◆ **INSTRUCTIONS FOR THE TASK**:
Check every line of the material below for "this". Give the number of lines that have it, and only that.
----- ENTRIES PROVIDED -----
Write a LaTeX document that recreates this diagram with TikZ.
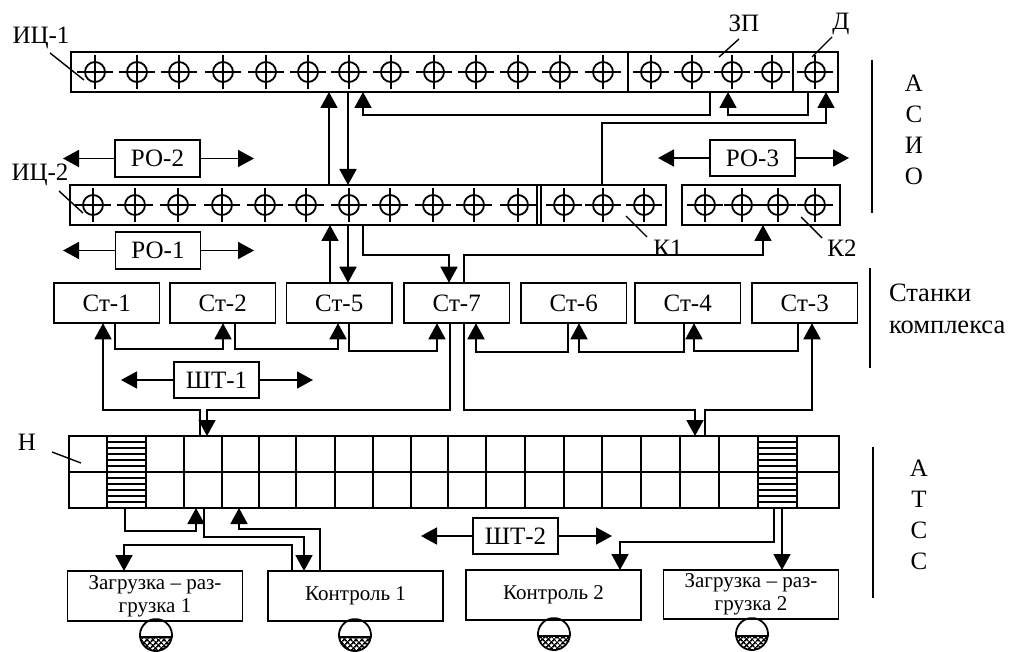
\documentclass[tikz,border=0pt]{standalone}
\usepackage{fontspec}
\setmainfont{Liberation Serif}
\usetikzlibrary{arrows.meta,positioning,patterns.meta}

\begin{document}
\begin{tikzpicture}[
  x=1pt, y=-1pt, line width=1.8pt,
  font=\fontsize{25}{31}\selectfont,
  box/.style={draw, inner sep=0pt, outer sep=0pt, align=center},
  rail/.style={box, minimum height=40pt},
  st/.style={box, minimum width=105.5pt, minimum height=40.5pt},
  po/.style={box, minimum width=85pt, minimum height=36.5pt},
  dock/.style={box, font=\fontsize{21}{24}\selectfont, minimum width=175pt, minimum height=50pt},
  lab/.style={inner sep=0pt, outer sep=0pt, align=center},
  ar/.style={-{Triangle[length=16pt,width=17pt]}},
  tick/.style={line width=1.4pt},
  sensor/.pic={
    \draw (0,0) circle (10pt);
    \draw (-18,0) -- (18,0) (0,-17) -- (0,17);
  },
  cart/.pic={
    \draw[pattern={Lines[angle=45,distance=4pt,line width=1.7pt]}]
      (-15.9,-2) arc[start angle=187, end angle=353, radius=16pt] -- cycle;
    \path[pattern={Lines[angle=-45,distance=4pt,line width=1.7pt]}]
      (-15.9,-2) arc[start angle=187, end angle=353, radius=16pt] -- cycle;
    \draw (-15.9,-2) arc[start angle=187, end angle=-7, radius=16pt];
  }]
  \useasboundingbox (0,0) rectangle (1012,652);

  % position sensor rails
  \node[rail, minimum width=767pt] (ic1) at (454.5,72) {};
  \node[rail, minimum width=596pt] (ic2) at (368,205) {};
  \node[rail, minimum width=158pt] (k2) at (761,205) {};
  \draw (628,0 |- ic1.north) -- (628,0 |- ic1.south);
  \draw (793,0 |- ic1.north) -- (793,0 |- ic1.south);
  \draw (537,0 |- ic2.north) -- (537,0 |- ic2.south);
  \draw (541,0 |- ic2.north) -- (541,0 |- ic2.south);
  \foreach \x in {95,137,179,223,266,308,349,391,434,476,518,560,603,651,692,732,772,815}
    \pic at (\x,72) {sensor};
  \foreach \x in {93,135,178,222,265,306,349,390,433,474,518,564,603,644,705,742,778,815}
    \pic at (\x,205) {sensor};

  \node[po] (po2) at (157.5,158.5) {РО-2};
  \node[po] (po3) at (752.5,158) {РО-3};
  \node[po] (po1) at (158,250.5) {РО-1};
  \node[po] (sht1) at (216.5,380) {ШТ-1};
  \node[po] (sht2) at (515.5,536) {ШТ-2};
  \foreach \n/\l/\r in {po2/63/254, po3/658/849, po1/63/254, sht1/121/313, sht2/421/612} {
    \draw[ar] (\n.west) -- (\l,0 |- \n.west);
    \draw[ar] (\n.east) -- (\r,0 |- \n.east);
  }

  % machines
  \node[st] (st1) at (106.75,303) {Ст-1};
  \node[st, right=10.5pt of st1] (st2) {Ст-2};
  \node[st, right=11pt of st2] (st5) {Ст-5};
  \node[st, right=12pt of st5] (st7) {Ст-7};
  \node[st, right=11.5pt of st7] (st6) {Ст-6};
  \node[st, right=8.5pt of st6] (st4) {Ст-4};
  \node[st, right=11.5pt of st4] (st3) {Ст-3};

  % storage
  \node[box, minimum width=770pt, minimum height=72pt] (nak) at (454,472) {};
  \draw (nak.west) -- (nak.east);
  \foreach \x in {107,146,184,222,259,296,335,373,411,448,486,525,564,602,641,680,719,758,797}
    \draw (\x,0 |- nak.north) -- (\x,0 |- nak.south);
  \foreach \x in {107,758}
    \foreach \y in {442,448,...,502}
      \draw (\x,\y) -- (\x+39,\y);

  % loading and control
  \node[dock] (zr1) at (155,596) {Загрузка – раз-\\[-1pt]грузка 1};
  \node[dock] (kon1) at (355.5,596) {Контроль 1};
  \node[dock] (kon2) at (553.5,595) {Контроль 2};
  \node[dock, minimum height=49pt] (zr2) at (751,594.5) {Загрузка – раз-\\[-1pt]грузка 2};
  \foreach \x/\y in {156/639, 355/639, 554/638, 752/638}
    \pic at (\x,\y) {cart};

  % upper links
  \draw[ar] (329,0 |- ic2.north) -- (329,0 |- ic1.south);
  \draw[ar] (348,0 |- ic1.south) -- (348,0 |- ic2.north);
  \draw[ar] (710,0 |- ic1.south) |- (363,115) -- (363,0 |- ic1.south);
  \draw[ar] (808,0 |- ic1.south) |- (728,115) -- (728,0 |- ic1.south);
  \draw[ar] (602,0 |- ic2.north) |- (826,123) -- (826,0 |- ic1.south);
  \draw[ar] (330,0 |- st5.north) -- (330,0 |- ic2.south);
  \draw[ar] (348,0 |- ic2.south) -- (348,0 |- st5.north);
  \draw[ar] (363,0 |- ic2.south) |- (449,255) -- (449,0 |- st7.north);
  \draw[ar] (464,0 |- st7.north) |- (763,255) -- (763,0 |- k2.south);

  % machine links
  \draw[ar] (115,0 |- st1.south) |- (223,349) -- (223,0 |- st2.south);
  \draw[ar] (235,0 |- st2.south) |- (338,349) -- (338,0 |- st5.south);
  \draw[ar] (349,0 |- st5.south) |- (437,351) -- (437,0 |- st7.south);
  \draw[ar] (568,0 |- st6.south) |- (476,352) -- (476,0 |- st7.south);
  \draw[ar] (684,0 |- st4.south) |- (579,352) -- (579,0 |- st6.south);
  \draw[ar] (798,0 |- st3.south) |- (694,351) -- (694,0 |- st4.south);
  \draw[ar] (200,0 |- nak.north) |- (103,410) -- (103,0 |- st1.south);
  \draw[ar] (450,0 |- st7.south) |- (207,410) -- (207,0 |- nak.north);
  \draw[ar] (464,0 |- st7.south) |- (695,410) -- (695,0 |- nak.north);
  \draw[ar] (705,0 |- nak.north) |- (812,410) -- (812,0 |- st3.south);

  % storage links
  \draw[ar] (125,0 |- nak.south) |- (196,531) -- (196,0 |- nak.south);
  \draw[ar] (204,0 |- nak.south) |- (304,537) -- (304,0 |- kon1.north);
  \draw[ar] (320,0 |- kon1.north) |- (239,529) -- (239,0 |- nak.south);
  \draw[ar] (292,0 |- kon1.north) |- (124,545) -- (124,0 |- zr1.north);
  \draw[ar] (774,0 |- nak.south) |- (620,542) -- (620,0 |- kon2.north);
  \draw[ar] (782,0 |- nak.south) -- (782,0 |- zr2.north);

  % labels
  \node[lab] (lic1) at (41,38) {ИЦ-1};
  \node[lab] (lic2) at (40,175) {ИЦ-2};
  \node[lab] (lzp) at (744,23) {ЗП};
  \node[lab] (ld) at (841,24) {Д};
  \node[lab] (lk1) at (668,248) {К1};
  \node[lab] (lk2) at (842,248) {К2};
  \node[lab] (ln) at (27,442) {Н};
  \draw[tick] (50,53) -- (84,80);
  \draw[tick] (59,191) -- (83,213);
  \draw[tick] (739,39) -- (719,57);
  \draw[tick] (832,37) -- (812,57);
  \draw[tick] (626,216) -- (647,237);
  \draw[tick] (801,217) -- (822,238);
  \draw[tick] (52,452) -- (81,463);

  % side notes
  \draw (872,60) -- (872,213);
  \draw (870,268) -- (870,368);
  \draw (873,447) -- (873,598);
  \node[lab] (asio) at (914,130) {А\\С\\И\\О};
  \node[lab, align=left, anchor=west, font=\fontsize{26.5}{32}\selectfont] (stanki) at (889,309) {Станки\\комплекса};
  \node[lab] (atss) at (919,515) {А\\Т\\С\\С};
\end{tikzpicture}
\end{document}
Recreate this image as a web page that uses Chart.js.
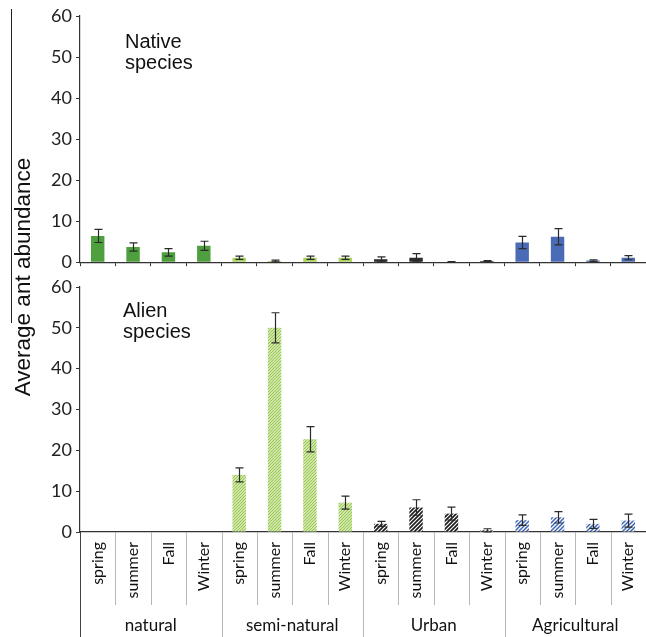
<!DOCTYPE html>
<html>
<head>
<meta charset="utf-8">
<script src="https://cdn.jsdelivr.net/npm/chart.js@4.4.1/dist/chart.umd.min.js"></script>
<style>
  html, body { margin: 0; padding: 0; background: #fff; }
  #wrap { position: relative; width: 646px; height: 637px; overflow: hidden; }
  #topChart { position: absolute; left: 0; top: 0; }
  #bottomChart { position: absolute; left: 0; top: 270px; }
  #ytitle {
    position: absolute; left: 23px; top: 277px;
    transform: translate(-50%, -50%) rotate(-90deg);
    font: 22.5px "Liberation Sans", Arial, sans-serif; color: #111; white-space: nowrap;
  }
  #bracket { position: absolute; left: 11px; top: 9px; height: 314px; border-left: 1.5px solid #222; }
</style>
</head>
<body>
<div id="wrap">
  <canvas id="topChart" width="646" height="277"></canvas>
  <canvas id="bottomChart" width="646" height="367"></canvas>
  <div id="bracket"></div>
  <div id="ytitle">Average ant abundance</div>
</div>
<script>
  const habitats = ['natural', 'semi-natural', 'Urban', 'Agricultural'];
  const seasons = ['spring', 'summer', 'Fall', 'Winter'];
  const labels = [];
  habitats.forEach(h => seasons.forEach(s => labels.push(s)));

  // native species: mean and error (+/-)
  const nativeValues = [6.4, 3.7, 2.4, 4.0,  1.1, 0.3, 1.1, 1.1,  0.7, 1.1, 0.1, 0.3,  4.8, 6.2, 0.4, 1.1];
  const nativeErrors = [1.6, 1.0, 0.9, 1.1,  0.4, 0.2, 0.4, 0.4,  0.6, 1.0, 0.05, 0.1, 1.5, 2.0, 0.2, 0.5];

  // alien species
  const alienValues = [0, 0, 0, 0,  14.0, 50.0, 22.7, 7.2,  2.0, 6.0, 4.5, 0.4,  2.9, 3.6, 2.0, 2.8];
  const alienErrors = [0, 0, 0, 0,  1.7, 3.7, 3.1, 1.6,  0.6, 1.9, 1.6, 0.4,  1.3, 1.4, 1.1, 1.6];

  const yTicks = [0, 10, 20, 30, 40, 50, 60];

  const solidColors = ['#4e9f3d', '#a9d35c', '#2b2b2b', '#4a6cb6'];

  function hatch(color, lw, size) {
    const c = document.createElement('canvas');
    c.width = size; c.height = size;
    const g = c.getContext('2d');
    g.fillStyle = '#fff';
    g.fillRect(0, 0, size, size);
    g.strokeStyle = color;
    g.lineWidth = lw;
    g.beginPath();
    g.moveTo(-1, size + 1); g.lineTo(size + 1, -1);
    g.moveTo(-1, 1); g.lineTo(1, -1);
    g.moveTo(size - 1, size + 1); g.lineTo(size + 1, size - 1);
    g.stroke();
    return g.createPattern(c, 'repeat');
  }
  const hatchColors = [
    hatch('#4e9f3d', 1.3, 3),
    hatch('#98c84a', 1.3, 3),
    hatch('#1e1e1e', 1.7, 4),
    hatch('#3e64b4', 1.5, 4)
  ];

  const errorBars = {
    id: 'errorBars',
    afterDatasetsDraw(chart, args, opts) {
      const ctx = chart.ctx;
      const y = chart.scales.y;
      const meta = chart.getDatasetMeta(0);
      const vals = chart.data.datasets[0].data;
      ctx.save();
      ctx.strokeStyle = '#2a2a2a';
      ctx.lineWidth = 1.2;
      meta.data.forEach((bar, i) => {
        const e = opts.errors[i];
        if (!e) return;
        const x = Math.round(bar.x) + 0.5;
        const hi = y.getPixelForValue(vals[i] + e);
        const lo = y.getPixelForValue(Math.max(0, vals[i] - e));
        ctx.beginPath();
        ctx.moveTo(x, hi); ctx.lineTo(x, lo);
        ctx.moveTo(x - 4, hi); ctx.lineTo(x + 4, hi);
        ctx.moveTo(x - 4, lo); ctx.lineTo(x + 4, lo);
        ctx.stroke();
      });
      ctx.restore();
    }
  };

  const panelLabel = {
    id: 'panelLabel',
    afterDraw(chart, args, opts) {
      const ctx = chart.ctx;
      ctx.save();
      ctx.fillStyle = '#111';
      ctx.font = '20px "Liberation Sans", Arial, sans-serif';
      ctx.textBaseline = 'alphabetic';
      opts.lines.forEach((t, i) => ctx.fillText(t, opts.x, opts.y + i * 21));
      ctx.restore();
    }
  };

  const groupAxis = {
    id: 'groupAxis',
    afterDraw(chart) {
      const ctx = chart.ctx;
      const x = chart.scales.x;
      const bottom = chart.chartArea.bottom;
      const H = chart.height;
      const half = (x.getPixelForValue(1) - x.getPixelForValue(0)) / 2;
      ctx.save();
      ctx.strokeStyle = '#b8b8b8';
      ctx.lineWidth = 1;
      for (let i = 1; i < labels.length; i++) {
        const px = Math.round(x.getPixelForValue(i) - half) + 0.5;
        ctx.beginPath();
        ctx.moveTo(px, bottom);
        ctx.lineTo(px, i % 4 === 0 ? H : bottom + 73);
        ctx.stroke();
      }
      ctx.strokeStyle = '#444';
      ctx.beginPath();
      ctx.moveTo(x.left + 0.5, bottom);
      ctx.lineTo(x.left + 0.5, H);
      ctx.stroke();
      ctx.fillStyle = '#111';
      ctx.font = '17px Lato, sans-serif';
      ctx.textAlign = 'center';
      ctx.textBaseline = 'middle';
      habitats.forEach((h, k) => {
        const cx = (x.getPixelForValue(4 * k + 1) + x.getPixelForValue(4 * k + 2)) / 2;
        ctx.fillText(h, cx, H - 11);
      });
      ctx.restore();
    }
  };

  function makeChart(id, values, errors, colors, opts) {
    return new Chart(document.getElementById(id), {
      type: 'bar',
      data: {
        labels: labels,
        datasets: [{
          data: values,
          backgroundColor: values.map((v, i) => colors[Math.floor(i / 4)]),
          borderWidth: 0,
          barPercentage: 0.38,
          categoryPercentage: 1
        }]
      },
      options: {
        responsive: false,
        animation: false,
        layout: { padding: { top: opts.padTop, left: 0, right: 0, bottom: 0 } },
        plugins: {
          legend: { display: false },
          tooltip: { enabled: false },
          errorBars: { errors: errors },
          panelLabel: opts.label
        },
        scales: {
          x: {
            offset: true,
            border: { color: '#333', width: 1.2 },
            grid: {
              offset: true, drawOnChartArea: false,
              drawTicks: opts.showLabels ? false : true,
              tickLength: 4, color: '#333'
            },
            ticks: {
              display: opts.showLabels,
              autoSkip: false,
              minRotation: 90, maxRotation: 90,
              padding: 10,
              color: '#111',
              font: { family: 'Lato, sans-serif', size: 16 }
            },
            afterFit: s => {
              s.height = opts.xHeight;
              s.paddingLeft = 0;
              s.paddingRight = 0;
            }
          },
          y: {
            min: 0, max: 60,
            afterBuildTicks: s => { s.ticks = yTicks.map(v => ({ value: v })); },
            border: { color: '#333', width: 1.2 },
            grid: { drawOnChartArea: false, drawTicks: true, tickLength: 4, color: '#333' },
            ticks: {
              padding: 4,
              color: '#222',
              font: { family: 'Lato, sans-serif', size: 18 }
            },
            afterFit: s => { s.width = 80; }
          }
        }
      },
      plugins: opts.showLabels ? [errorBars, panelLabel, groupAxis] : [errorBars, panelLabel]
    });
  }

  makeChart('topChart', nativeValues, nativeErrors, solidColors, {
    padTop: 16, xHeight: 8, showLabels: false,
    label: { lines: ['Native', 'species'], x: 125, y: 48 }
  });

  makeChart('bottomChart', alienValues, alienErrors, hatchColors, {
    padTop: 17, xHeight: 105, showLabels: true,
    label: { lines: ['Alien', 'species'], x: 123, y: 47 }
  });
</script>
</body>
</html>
-----
◆ **TASK SOLUTION**:
2